───── Provided material ─────
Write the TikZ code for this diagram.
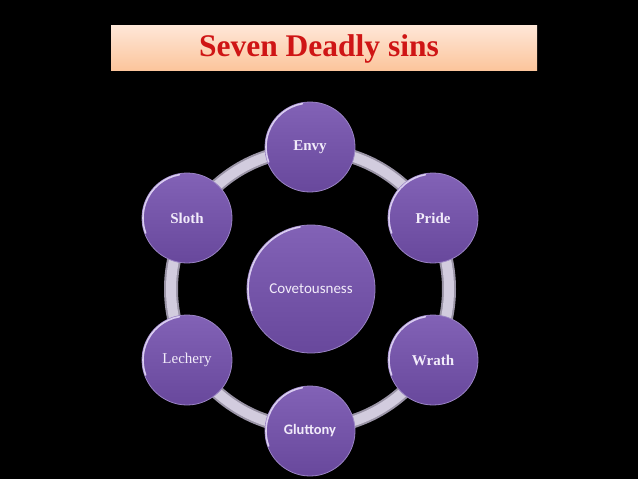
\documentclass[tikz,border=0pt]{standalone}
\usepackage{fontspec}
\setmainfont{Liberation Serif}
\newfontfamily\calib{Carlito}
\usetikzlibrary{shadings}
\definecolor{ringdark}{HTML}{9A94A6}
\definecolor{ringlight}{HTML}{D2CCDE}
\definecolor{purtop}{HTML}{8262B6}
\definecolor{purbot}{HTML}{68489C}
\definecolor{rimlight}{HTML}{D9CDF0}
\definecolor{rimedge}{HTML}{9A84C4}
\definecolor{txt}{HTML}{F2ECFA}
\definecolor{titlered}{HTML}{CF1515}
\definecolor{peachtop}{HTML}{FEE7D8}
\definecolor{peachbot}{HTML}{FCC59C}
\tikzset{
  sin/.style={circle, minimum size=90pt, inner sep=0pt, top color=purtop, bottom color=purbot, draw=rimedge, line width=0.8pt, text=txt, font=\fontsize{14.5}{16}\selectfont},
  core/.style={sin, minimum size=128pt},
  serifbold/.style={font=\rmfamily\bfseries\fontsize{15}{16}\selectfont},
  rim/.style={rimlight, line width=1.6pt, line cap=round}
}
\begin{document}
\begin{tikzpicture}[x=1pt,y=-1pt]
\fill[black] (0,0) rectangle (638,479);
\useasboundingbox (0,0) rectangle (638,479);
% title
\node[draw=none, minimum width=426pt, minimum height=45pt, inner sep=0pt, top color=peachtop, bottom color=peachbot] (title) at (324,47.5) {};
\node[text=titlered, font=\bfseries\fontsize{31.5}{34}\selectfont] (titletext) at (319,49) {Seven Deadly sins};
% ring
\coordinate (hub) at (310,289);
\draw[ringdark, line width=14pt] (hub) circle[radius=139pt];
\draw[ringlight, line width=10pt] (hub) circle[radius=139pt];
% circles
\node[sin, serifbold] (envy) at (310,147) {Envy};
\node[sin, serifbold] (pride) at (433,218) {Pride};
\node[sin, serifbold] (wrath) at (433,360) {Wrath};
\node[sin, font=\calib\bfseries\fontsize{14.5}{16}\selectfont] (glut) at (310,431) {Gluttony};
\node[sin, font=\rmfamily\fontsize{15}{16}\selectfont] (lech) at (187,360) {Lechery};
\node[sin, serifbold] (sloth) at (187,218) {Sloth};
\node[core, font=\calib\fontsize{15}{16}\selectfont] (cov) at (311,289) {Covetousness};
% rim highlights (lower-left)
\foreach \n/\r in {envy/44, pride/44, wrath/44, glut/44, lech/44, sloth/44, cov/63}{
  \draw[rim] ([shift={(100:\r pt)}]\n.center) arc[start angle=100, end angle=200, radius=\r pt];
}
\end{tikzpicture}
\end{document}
─────
● Given task
Reproduce all of the material exactly, apart from the pictures.

● Solution for this problem
Write the TikZ code for this diagram.
\documentclass[tikz,border=0pt]{standalone}
\usepackage{fontspec}
\setmainfont{Liberation Serif}
\newfontfamily\calib{Carlito}
\usetikzlibrary{shadings}
\definecolor{ringdark}{HTML}{9A94A6}
\definecolor{ringlight}{HTML}{D2CCDE}
\definecolor{purtop}{HTML}{8262B6}
\definecolor{purbot}{HTML}{68489C}
\definecolor{rimlight}{HTML}{D9CDF0}
\definecolor{rimedge}{HTML}{9A84C4}
\definecolor{txt}{HTML}{F2ECFA}
\definecolor{titlered}{HTML}{CF1515}
\definecolor{peachtop}{HTML}{FEE7D8}
\definecolor{peachbot}{HTML}{FCC59C}
\tikzset{
  sin/.style={circle, minimum size=90pt, inner sep=0pt, top color=purtop, bottom color=purbot, draw=rimedge, line width=0.8pt, text=txt, font=\fontsize{14.5}{16}\selectfont},
  core/.style={sin, minimum size=128pt},
  serifbold/.style={font=\rmfamily\bfseries\fontsize{15}{16}\selectfont},
  rim/.style={rimlight, line width=1.6pt, line cap=round}
}
\begin{document}
\begin{tikzpicture}[x=1pt,y=-1pt]
\fill[black] (0,0) rectangle (638,479);
\useasboundingbox (0,0) rectangle (638,479);
% title
\node[draw=none, minimum width=426pt, minimum height=45pt, inner sep=0pt, top color=peachtop, bottom color=peachbot] (title) at (324,47.5) {};
\node[text=titlered, font=\bfseries\fontsize{31.5}{34}\selectfont] (titletext) at (319,49) {Seven Deadly sins};
% ring
\coordinate (hub) at (310,289);
\draw[ringdark, line width=14pt] (hub) circle[radius=139pt];
\draw[ringlight, line width=10pt] (hub) circle[radius=139pt];
% circles
\node[sin, serifbold] (envy) at (310,147) {Envy};
\node[sin, serifbold] (pride) at (433,218) {Pride};
\node[sin, serifbold] (wrath) at (433,360) {Wrath};
\node[sin, font=\calib\bfseries\fontsize{14.5}{16}\selectfont] (glut) at (310,431) {Gluttony};
\node[sin, font=\rmfamily\fontsize{15}{16}\selectfont] (lech) at (187,360) {Lechery};
\node[sin, serifbold] (sloth) at (187,218) {Sloth};
\node[core, font=\calib\fontsize{15}{16}\selectfont] (cov) at (311,289) {Covetousness};
% rim highlights (lower-left)
\foreach \n/\r in {envy/44, pride/44, wrath/44, glut/44, lech/44, sloth/44, cov/63}{
  \draw[rim] ([shift={(100:\r pt)}]\n.center) arc[start angle=100, end angle=200, radius=\r pt];
}
\end{tikzpicture}
\end{document}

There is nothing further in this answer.